J. M. E. McTaggart stands as the great negative genius of the philosophy of time: a thinker who did not merely doubt our ordinary sense of temporal flow, but tried to prove that time itself is impossible. In his 1908 paper “The Unreality of Time,” he made one of the most famous and unnerving arguments in modern metaphysics. The point was not simply that people are sometimes confused when they talk about the past, the present, and the future. McTaggart claimed that the very framework of temporal description contains a contradiction. His distinction between the A-series and the B-series became one of the most durable tools in metaphysics. The A-series arranges events as past, present, and future; the B-series orders them as earlier and later. For McTaggart, genuine time requires the A-series, yet the A-series is impossible, because every event must somehow occupy mutually incompatible temporal positions.

What makes McTaggart so striking is the psychological force of his suspicion. He does not approach time as a neutral puzzle, but as a metaphysical irritation: a surface feature of experience that may be concealing a deeper incoherence. He takes the familiar intuition that time “passes” and subjects it to relentless analysis. If an event is future, then present, then past, what sort of thing is that status? If these are properties, one event seems to possess contradictory properties. If they are relations, then the contradiction may be displaced, not solved. His argument is devastating not because it is mystical, but because it is methodical. He turns common experience into a formal trap.

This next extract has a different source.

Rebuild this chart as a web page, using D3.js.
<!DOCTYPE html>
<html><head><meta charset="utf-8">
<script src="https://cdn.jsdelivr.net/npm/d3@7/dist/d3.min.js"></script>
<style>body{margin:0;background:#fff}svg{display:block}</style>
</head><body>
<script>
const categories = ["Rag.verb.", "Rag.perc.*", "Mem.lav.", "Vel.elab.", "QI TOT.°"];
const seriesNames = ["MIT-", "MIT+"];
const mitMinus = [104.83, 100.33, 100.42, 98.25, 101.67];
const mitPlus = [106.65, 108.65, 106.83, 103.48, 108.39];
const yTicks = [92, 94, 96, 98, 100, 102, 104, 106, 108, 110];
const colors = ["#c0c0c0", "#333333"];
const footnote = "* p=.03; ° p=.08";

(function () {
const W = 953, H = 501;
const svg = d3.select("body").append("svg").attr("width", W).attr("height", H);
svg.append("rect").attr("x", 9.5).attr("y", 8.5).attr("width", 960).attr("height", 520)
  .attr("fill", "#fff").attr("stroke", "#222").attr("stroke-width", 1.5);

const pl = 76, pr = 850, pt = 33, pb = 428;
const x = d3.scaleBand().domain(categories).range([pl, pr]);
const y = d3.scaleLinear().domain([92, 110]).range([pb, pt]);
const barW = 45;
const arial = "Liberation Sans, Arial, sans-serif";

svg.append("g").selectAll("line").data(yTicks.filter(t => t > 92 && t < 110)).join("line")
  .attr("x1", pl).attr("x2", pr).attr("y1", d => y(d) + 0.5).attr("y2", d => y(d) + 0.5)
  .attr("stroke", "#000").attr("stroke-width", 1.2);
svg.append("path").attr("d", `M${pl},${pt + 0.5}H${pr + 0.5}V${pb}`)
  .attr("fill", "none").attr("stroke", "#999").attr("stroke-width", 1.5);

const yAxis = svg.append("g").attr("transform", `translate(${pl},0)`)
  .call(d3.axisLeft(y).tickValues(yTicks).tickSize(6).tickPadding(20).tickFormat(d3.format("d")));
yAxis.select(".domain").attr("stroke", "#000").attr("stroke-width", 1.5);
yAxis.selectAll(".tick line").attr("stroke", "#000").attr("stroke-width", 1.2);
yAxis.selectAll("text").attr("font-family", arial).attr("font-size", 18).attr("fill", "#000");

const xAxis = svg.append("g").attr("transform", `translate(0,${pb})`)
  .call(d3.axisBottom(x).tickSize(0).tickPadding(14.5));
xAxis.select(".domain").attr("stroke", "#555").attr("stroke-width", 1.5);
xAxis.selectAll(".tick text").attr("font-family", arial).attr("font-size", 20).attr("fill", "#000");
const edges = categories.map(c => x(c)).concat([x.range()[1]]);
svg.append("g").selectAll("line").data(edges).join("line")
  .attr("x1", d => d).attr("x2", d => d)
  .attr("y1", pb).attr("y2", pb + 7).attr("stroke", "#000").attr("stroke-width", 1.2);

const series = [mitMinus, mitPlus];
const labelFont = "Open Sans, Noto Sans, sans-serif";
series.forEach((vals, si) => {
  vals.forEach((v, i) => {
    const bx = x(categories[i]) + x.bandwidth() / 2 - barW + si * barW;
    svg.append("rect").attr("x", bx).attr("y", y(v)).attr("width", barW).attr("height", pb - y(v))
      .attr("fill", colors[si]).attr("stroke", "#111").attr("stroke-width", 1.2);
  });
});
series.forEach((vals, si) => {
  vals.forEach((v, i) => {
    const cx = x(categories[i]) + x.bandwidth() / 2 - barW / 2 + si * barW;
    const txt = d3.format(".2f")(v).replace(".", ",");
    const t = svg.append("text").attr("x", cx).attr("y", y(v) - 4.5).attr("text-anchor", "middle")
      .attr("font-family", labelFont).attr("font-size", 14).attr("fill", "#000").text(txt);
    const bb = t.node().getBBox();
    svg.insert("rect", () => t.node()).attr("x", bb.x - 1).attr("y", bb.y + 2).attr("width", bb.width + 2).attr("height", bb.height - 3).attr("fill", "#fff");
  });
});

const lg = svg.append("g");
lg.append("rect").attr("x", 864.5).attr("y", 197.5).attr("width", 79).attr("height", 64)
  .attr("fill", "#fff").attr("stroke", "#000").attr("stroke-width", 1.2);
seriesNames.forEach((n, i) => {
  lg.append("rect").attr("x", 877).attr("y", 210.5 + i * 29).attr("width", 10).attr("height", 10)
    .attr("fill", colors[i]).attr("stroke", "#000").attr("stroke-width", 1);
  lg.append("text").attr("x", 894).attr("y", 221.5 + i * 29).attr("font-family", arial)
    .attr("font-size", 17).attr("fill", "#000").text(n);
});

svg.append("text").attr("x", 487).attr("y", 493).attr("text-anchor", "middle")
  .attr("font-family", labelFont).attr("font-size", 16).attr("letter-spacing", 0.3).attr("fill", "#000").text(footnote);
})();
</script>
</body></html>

Yet McTaggart was not simply a destroyer of time. He was a system-builder, and the rejection of time was only one stage in a larger metaphysical program. He believed that reality, at its deepest level, is spiritual and ultimately timeless. That conviction gives his argument a very different emotional texture from a mere academic paradox. He was not trying to leave the world empty; he was trying to clear the world of illusion so that a more fundamental order could be seen. In that sense, his “unreality” of time was a bridge from the restless world of change to an absolute reality beyond change.

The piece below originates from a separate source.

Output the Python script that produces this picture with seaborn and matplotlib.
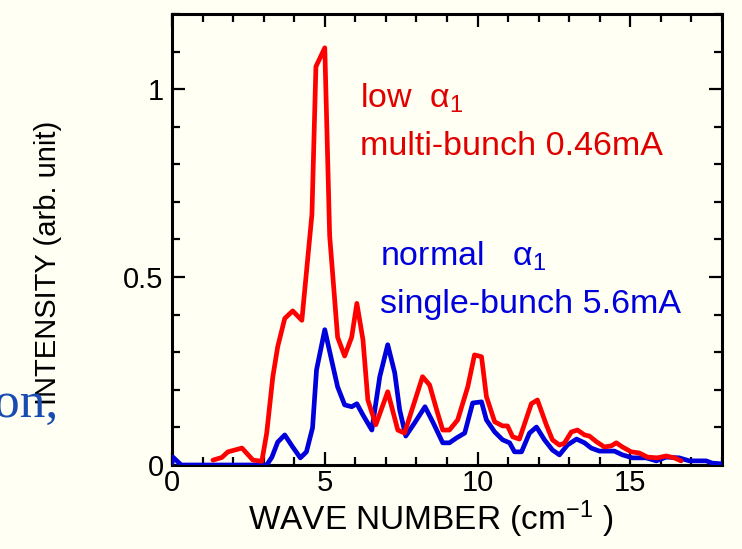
import matplotlib
matplotlib.use("Agg")
import matplotlib.pyplot as plt
import seaborn as sns
import pandas as pd
from matplotlib.ticker import MultipleLocator

# ---- data ----
red_x = [1.34, 1.63, 1.83, 2.29, 2.65, 2.94, 3.10, 3.30, 3.46, 3.69, 3.95, 4.25, 4.58, 4.71,
         5.00, 5.16, 5.42, 5.65, 5.88, 6.05, 6.25, 6.41, 6.67, 7.06, 7.39, 7.61, 8.20, 8.43,
         8.66, 8.86, 9.08, 9.35, 9.68, 9.90, 10.13, 10.29, 10.56, 10.82, 10.98, 11.15, 11.37,
         11.76, 11.96, 12.25, 12.45, 12.68, 12.84, 13.07, 13.27, 13.50, 13.66, 13.89, 14.15,
         14.38, 14.54, 14.74, 15.03, 15.29, 15.56, 15.88, 16.17, 16.44, 16.66]
red_y = [0.013, 0.020, 0.035, 0.045, 0.013, 0.010, 0.085, 0.235, 0.315, 0.390, 0.410, 0.385,
         0.667, 1.060, 1.110, 0.610, 0.340, 0.290, 0.340, 0.430, 0.333, 0.173, 0.107, 0.195,
         0.093, 0.085, 0.235, 0.213, 0.147, 0.093, 0.093, 0.120, 0.208, 0.293, 0.288, 0.182,
         0.115, 0.104, 0.104, 0.075, 0.069, 0.163, 0.173, 0.107, 0.067, 0.053, 0.058, 0.088,
         0.093, 0.080, 0.077, 0.062, 0.048, 0.051, 0.059, 0.048, 0.035, 0.032, 0.021, 0.019,
         0.024, 0.019, 0.011]

blue_x = [0.00, 0.03, 0.30, 1.00, 2.00, 3.10, 3.27, 3.46, 3.69, 3.95, 4.20, 4.40, 4.60, 4.73,
          5.00, 5.22, 5.42, 5.65, 5.88, 6.05, 6.25, 6.54, 6.80, 7.06, 7.29, 7.45, 7.65, 7.94,
          8.28, 8.55, 8.86, 9.08, 9.31, 9.58, 9.84, 10.13, 10.29, 10.56, 10.82, 11.05, 11.21,
          11.44, 11.70, 11.93, 12.19, 12.45, 12.68, 12.94, 13.24, 13.50, 13.72, 13.99, 14.48,
          14.74, 15.07, 15.52, 15.85, 16.17, 16.60, 16.93, 17.48, 17.68, 18.00]
blue_y = [0.005, 0.021, 0.000, 0.000, 0.000, 0.000, 0.021, 0.061, 0.080, 0.048, 0.019, 0.035,
          0.099, 0.253, 0.360, 0.280, 0.208, 0.160, 0.155, 0.163, 0.133, 0.093, 0.235, 0.320,
          0.245, 0.147, 0.077, 0.112, 0.155, 0.112, 0.059, 0.059, 0.072, 0.085, 0.165, 0.168,
          0.120, 0.088, 0.067, 0.059, 0.035, 0.035, 0.085, 0.101, 0.067, 0.040, 0.027, 0.053,
          0.069, 0.059, 0.045, 0.037, 0.037, 0.027, 0.019, 0.019, 0.011, 0.021, 0.019, 0.011,
          0.011, 0.005, 0.003]

x_ticks = [0, 5, 10, 15]
x_tick_labels = ["0", "5", "10", "15"]
y_ticks = [0, 0.5, 1]
y_tick_labels = ["0", "0.5", "1"]

BG = "#FFFFF3"
RED = "#FF0000"
BLUE = "#0000DD"

sns.set_style("ticks")
plt.rcParams["font.family"] = ["Liberation Sans", "DejaVu Sans"]
plt.rcParams["mathtext.fontset"] = "custom"
plt.rcParams["mathtext.rm"] = "Liberation Sans"
plt.rcParams["mathtext.it"] = "Liberation Sans"
plt.rcParams["text.color"] = "black"
plt.rcParams["axes.labelcolor"] = "black"
plt.rcParams["xtick.color"] = "black"
plt.rcParams["ytick.color"] = "black"

fig = plt.figure(figsize=(7.42, 5.49), dpi=100, facecolor=BG)
ax = fig.add_axes([172 / 742, 1 - 465 / 549, 550 / 742, 451 / 549])
ax.set_facecolor(BG)

df_blue = pd.DataFrame({"x": blue_x, "y": blue_y})
df_red = pd.DataFrame({"x": red_x, "y": red_y})
sns.lineplot(data=df_blue, x="x", y="y", ax=ax, color=BLUE, linewidth=3.4,
             estimator=None, sort=False, zorder=3)
sns.lineplot(data=df_red, x="x", y="y", ax=ax, color=RED, linewidth=3.4,
             estimator=None, sort=False, zorder=4)

ax.set_xlim(0, 18)
ax.set_ylim(0, 1.2)
ax.set_xticks(x_ticks)
ax.set_xticklabels(x_tick_labels)
ax.set_yticks(y_ticks)
ax.set_yticklabels(y_tick_labels)
ax.xaxis.set_minor_locator(MultipleLocator(1))
ax.yaxis.set_minor_locator(MultipleLocator(0.1))
ax.tick_params(which="both", direction="in", top=True, right=True, width=1.6,
               color="black", labelcolor="black", labelsize=21)
ax.tick_params(which="major", length=9.5)
ax.tick_params(which="minor", length=6)
ax.tick_params(axis="x", which="major", pad=3)
ax.tick_params(axis="y", which="major", pad=6)
for s in ax.spines.values():
    s.set_linewidth(2.2)
    s.set_color("black")

ax.set_xlabel("WAVE NUMBER (cm$^{-1}$ )", fontsize=24, va="baseline", color="black")
ax.xaxis.set_label_coords((431 - 172) / 550, (465 - 530) / 451)
ax.set_ylabel("")
fig.text(56 / 742, 1 - 263 / 549, "INTENSITY (arb. unit)", rotation=90,
         rotation_mode="anchor", ha="center", va="baseline", fontsize=21, color="black")

# annotations
fig.text(360 / 742, 1 - 108 / 549, "low  \u03b1$_{1}$", color="#E00000", fontsize=24.5,
         va="baseline", ha="left")
fig.text(360 / 742, 1 - 155 / 549, "multi-bunch 0.46mA", color="#E00000", fontsize=24.5,
         va="baseline", ha="left")
fig.text(380 / 742, 1 - 266 / 549, "normal   \u03b1$_{1}$", color="#0000DD", fontsize=24.5,
         va="baseline", ha="left")
fig.text(380 / 742, 1 - 313 / 549, "single-bunch 5.6mA", color="#0000DD", fontsize=24.5,
         va="baseline", ha="left")

# fragment of slide text at the left edge
fig.text(58 / 742, 1 - 417 / 549, "on,", color="#1A4BB0", fontsize=37,
         family=["Liberation Serif", "DejaVu Serif"], va="baseline", ha="right")

fig.savefig("out.png", dpi=100, facecolor=BG)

There is a revealing tension in McTaggart’s intellectual character. Publicly, he appears as a cool analyst, dismantling temporal common sense with surgical rigor. But the austerity of the argument masks a profound metaphysical longing: a desire for stability, coherence, and an order untouched by becoming. The private drive behind the formal structure seems to be dissatisfaction with a world that alters, decays, and refuses to hold still. His philosophy can be read as an attempt to redeem reality from transience by proving transience unreal.

The cost of that ambition was significant. To many readers, McTaggart’s conclusion feels like a philosophical verdict against lived experience itself. He helped make the study of time more precise, but also more unsettling, because later philosophers had to answer not only his conclusion but the internal pressure of his reasoning. Even those who reject his idealism still work in the shadow of his challenge. McTaggart’s legacy is therefore double-edged: he expanded the discipline by forcing it to clarify what it means for time to exist, while also embodying the danger of a system so elegant that it can seem to deny the human world it claims to explain.